■ Set problem:
Could you transcribe the material below exactly, without leaving out a single line?

■ Given data:
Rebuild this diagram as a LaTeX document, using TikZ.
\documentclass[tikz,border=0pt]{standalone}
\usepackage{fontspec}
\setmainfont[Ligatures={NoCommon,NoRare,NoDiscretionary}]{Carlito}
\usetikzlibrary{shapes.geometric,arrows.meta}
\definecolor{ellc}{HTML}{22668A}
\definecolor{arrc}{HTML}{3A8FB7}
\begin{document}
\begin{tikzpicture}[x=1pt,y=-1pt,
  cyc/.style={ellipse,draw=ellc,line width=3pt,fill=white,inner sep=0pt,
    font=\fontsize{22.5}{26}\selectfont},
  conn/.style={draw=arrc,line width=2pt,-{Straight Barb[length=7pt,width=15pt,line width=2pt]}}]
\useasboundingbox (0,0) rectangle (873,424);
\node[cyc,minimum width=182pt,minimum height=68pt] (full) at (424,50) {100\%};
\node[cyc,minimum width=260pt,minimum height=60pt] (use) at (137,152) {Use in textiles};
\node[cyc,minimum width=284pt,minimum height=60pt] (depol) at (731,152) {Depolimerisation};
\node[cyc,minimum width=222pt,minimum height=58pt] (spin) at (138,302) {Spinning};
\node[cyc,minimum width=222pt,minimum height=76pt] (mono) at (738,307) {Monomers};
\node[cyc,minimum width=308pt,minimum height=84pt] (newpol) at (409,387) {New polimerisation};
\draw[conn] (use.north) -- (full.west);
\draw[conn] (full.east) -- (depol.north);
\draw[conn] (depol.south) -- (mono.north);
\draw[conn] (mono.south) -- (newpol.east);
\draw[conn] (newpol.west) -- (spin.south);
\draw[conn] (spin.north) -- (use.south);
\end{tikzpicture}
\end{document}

■ Response to the exercise:
Rebuild this diagram as a LaTeX document, using TikZ.
\documentclass[tikz,border=0pt]{standalone}
\usepackage{fontspec}
\setmainfont[Ligatures={NoCommon,NoRare,NoDiscretionary}]{Carlito}
\usetikzlibrary{shapes.geometric,arrows.meta}
\definecolor{ellc}{HTML}{22668A}
\definecolor{arrc}{HTML}{3A8FB7}
\begin{document}
\begin{tikzpicture}[x=1pt,y=-1pt,
  cyc/.style={ellipse,draw=ellc,line width=3pt,fill=white,inner sep=0pt,
    font=\fontsize{22.5}{26}\selectfont},
  conn/.style={draw=arrc,line width=2pt,-{Straight Barb[length=7pt,width=15pt,line width=2pt]}}]
\useasboundingbox (0,0) rectangle (873,424);
\node[cyc,minimum width=182pt,minimum height=68pt] (full) at (424,50) {100\%};
\node[cyc,minimum width=260pt,minimum height=60pt] (use) at (137,152) {Use in textiles};
\node[cyc,minimum width=284pt,minimum height=60pt] (depol) at (731,152) {Depolimerisation};
\node[cyc,minimum width=222pt,minimum height=58pt] (spin) at (138,302) {Spinning};
\node[cyc,minimum width=222pt,minimum height=76pt] (mono) at (738,307) {Monomers};
\node[cyc,minimum width=308pt,minimum height=84pt] (newpol) at (409,387) {New polimerisation};
\draw[conn] (use.north) -- (full.west);
\draw[conn] (full.east) -- (depol.north);
\draw[conn] (depol.south) -- (mono.north);
\draw[conn] (mono.south) -- (newpol.east);
\draw[conn] (newpol.west) -- (spin.south);
\draw[conn] (spin.north) -- (use.south);
\end{tikzpicture}
\end{document}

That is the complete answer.